With romantic songs, bamboo stick dances and five-color glutinous rice, ethnic groups in south China's Guangxi Zhuang autonomous region are ushering in a particularly lively "March 3 Festival" this year.
More than 1,000 festive activities from folk song choirs to TV variety shows will take place across the region in the coming month, stretching beyond the three-day holiday that began on Friday this year, according to the regional government.
In Guangxi, March 3 of the lunar calendar, or "Sanyuesan," has been an important occasion to sing in the antiphonal (call-and-answer) style to find love, to worship ancestors and pray for a good harvest. It has been observed by many of the region's ethnic groups including Zhuang, Yao, Miao, Dong and Mulam.
Listed as a national intangible cultural heritage and a statutory holiday in Guangxi in 2014, the Sanyuesan Festival usually ushers in a tourist high season with its showcasing of colorful ethnic diversity.
"All seven rooms of my home inn had been fully booked a week before the holiday. We expect a particularly busy holiday so we also hired three other villagers as helpers," said Wu Junyi, a Mulam ethnic villager in Mianhua village, Luocheng Mulam autonomous county.
Boasting well-preserved Mulam traditions and architectures, the village has shaken off poverty since 2018 with the take-off of tourism. Solar street lamps and cliff swimming pools are now juxtaposed with corn fields and grape trellises to give the village a touch of modernity combined with antiquity.
The village received more than 80,000 tourists in the first quarter of 2023, and locals now anticipate the annual figure to exceed 300,000 amid an accelerated recovery in tourism.
People from Chenshuang village, Huanjiang Maonan autonomous county, play local instruments. [Photo/Hechi Daily]

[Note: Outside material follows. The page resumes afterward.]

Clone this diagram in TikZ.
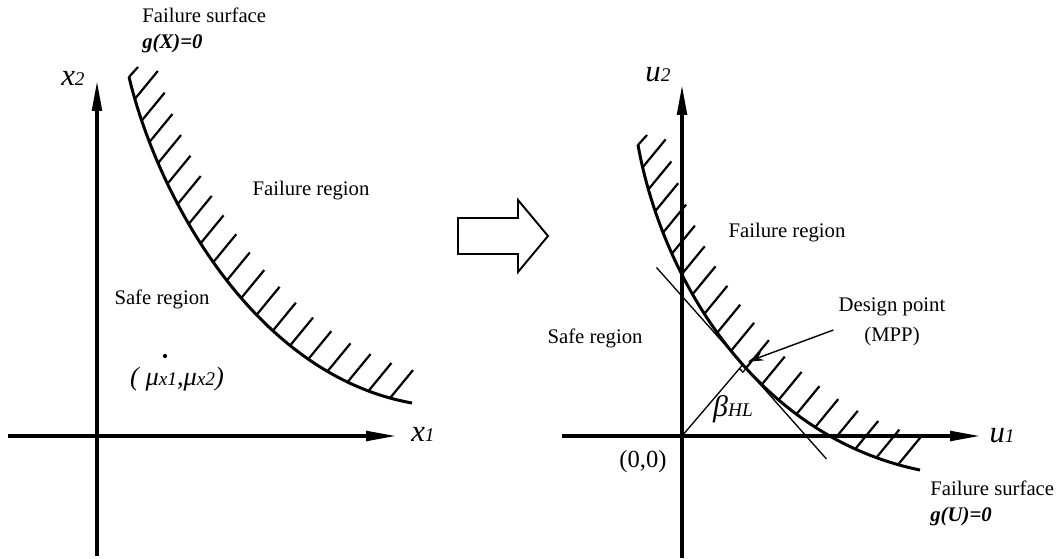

In Chenshuang village, co-inhabited by 11 ethnic groups, workshops displaying traditional craftsmanship of wax dyeing, weaving and painting have just finished construction, while fishing and camping facilities have also been developed, to allow villagers to reap benefits from burgeoning cultural tourism.
"We are staging a reed-pipe performance of the Miao, Kam Grand Choir of the Dong and the folk song singing of the Zhuang. Our little village square is now crowded with visitors," said Wei Binglu, Party chief of the Chenshuang village.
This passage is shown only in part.